April 1st 2015, posted by

The ultimate standard letter

Our analysis of British bosses’ open letter in the Telegraph

We see a lot of standard business letters at The First Word. They’re one of the things customers hate most because they’re so generic, and it’s obvious they weren’t written by the person who’s name is at the bottom.

Today 100 leaders of British businesses set a bad example by producing their own version of the standard letter.

Here it is in full, followed by our analysis.

Dear Sirs,

We run some of the leading businesses in the UK. We believe this Conservative-led Government has been good for business and has pursued policies which have supported investment and job creation.

David Cameron and George Osborne’s flagship policy of progressively lowering Corporation Tax to 20% has been very important in showing the UK is open for business. It has been a key part of their economic plan.

The result is that Britain grew faster than any other major economy last year and businesses like ours have created over 1.85m new jobs.

We believe a change in course will threaten jobs and deter investment. This would send a negative message about Britain and put the recovery at risk.


At a glance
The letter is short. You could argue that such brevity gives a sense of decisiveness and efficiency to the writing. But really it’s a few sound bites and stats shoehorned into letter format and given a fake business voice.

We know who the letter’s from. But who’s it to?
I can’t remember the last time I read Dear Sirs (and I read a lot of business letters). It would almost sound quaint if it weren’t so sexist. It’s designed to give the letter an air of formal credibility, but Dear Sirs is an anachronism in modern business writing.

It also begs the question: Who is this open letter addressed to, exactly? We’d have thought it was the British public, given that it was published in a major British newspaper. But perhaps we’re supposed to think we’re somehow privy to a letter from one group of business leaders to another, throwing their weight around in the boardrooms of power?

If it is aimed at us, then maybe Dear Sirs is simply a wife’s cue to pass the newspaper to her business-minded husband.

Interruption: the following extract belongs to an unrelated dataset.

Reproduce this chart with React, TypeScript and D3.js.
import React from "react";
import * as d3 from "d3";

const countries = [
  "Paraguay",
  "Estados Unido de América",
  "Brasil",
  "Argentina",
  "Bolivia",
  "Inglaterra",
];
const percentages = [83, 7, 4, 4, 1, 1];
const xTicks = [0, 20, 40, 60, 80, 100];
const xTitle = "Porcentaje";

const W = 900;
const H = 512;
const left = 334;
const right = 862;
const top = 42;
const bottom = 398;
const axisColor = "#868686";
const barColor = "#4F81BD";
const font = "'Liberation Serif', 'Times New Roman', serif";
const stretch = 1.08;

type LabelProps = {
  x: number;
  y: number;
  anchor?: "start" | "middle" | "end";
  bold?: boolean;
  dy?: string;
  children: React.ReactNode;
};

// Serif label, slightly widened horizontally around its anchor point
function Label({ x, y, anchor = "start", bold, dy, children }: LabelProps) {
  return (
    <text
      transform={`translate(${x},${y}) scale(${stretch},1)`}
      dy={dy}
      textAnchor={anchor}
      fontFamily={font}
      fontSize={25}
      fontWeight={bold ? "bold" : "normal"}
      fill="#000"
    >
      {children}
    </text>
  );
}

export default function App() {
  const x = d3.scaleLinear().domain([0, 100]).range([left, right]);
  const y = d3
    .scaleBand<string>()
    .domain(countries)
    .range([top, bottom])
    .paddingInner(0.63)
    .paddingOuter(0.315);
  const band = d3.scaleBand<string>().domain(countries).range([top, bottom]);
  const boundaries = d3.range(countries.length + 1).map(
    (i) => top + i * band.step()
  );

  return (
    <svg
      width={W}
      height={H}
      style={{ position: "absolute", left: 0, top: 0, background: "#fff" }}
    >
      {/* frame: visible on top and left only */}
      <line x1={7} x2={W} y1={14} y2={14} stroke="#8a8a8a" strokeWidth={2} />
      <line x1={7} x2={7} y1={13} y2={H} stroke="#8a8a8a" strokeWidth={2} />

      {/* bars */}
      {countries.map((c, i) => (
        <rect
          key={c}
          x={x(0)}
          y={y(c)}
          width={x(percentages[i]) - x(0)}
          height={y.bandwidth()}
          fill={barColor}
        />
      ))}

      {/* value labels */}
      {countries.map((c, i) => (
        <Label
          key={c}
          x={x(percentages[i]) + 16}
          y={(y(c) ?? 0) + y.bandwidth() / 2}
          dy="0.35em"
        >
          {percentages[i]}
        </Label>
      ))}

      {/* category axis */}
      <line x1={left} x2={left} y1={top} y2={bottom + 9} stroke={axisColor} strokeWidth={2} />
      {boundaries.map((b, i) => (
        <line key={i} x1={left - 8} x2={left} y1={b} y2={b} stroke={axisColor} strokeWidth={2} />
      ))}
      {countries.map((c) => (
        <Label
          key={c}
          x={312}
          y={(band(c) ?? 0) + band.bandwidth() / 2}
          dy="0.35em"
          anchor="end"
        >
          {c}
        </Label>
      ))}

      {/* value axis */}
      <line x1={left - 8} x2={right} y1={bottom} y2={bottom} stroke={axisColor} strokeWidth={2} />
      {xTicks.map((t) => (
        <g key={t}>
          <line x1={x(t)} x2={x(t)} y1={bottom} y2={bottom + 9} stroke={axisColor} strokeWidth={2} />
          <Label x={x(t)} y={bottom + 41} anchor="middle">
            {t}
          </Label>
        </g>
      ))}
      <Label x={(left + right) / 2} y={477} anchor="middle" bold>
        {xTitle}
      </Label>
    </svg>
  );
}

Or are we being transported back in time to the cigar-smoking old boys’ club of British commerce, where men ran the Empire and women made the tea?

And that’s before we get to the first paragraph.

We not I
Great leaders use the active personal pronoun I. It’s one reason we trust them when they write and speak.

Here, the first two sentences start with we to give the impression that the leaders have been willingly subdued in the name of political allegiance.

The effect is a bland voice at odds with the leaders who’ve signed the letter (I can’t imagine Duncan Bannatyne writing anything so dull). It does nothing to convince us that this is the rally cry of Britain’s top business leaders, because there’s nothing of their personality in the writing.

From impersonal pronouns to protagonists
By naming David Cameron and George Osborne in the opening of the second paragraph, the letter makes them the heroes of the piece, casting them as dynamic leaders and the personification of British economic success.

This conforms to a typical business hierarchy. Cameron and Osborne have been appointed as the leaders’ leaders. It’s a structure emphasised by the phrase Conservative-led in the opening paragraph.

Business as usual language
Business language is peppered throughout the letter. The words flagship, open for business, result, grew, progressively, economy, plan, result are all there to make us feel we’re reading a CEO’s mission statement, not a political manifesto. It ends with a dull metaphor and a common cliché in business writing: a change in course.

The verbs turn from action-oriented (led, grew, supported) to ominous (threaten, deter). What started as a message about past success ends on a note of pessimism about the future – a classic scare-tactic. And the phrase ‘recovery at risk’ is so neat in its alliteration, so pointedly political, that it’s clearly written by someone in government, not business.

So, leaders, it looks like someone else has been doing your work. See us after class.